WASHINGTON (CN) - Addressing extensive death and dislocation in the Darfur region of Sudan, President Barack Obama promised Monday to renew tough sanctions against the Sudanese government but also offered new incentives if the situation improves.

The strategy, which was developed over four months, puts more weight on incentives than the strategy of the previous administration, although White House officials did not detail what type of incentives the United States might propose.

"As the United States and our international partners meet our responsibility to act," Obama said, "the government of Sudan must meet its responsibilities to take concrete steps in a new direction."

"If the government of Sudan acts to improve the situation on the ground and to advance peace, there will be incentives," he said. "If it does not, then there will be increased pressure imposed by the United States and the international community."

The conflict in Darfur has killed roughly 300,000 people and has displaced almost three million, according to the U.N. "Sudan is now poised to fall further into chaos if swift action is not taken," Obama said.

Obama said that he would renew the sanctions against Sudan later this week.

Conflict broke out in 2003 when rebels began attacking the government, accusing it of favoring Arabs and oppressing blacks. Land, water, and grazing rights have been a continuous source of tension between the nomadic Arabs and the black farmers.

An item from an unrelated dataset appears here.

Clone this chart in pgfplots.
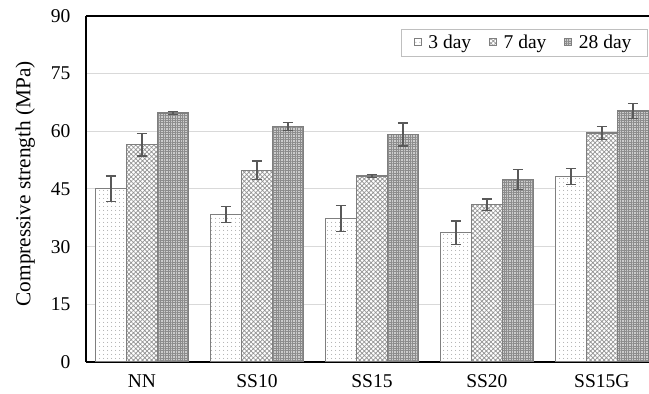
\documentclass[border=0pt]{standalone}
\usepackage{fontspec}
\setmainfont{Liberation Serif}
\usepackage{pgfplots}
\pgfplotsset{compat=1.18}
\usetikzlibrary{patterns.meta}
\definecolor{barline}{HTML}{7F7F7F}
\definecolor{errc}{HTML}{595959}
\definecolor{gridc}{HTML}{D9D9D9}
\newcommand{\ff}{\fontsize{19.5}{23}\selectfont}
\begin{document}
\begin{tikzpicture}
\begin{axis}[
  scale only axis,
  width=563pt, height=346pt,
  ybar=0pt, bar width=31pt,
  xmin=-0.487, xmax=4.41,
  ymin=0, ymax=90,
  ytick={0,15,...,90},
  xtick={0,1,2,3,4},
  xticklabels={NN,SS10,SS15,SS20,SS15G},
  major tick length=0pt,
  axis x line*=box, axis y line*=left,
  axis line style={black, line width=1.2pt},
  ymajorgrids, grid style={gridc, line width=1pt},
  /pgf/number format/assume math mode=true,
  yticklabel style={font=\ff, xshift=-12pt},
  xticklabel style={font=\ff, yshift=-9pt},
  ylabel={Compressive strength (MPa)},
  ylabel style={font=\fontsize{21.3}{25}\selectfont, at={(axis description cs:-0.108,0.515)}, anchor=center},
  legend style={font=\ff, at={(0.998,0.963)}, anchor=north east, draw=gray!50, line width=0.8pt,
    legend columns=3, inner xsep=12pt, inner ysep=4pt,
    nodes={inner xsep=4pt}},
  legend image code/.code={\draw[#1, line width=0.5pt] (0pt,-2.5pt) rectangle (7pt,4.5pt);},
  error bars/y dir=both, error bars/y explicit,
  error bars/error bar style={errc, line width=1.3pt},
  error bars/error mark options={errc, line width=1.3pt, mark size=5pt, rotate=90},
]
\addplot[draw=barline, line width=1.3pt, fill=white, postaction={pattern={Dots[distance=4pt, radius=0.55pt]}, pattern color=gray}]
  coordinates {(0,45.1) +- (0,3.3) (1,38.3) +- (0,2.1) (2,37.3) +- (0,3.4) (3,33.6) +- (0,3.1) (4,48.3) +- (0,2.1)};
\addplot[draw=barline, line width=1.3pt, fill=white, postaction={pattern={Hatch[angle=45, distance=3.2pt, line width=0.7pt]}, pattern color=gray!85}]
  coordinates {(0,56.5) +- (0,2.9) (1,49.9) +- (0,2.4) (2,48.4) +- (0,0.4) (3,40.9) +- (0,1.5) (4,59.6) +- (0,1.7)};
\addplot[draw=barline, line width=1.3pt, fill=gray!40, postaction={pattern={Hatch[angle=0, distance=2.4pt, line width=0.8pt]}, pattern color=gray!90}]
  coordinates {(0,64.8) +- (0,0.4) (1,61.3) +- (0,1.0) (2,59.2) +- (0,3.0) (3,47.4) +- (0,2.6) (4,65.3) +- (0,2.0)};
\legend{\rule{3pt}{0pt}3 day\rule{14pt}{0pt},\rule{3pt}{0pt}7 day\rule{14pt}{0pt},\rule{3pt}{0pt}28 day}
\end{axis}
\pgfresetboundingbox
\path[use as bounding box] ([xshift=-86pt,yshift=16pt]current axis.north west) rectangle ([yshift=-32pt]current axis.south east);
\end{tikzpicture}
\end{document}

The government responded with its own militias, which have been accused of trying to cleanse black Africans from the population.

"This strategy builds on lessons learned from past efforts and addresses the situation as it exists today, promoting both engagement and accountability," Massachusetts Democrat Sen. John Kerry said in support of the plan. He chairs the Senate Foreign Relations Committee.

Others are skeptical of the incentives.

"It is lamentable to see that, once again, the U.S. approach to murderous regimes such as the one in Sudan is to offer incentives and engagement in the hope that it will entice them to change their ways," Florida Republican Rep. Ileana Ros-Lehtinen said in a written statement as ranking member of the House Foreign Affairs Committee. "Incentives will only be interpreted by the Sudanese regime as weakness and a lack of commitment by the United States."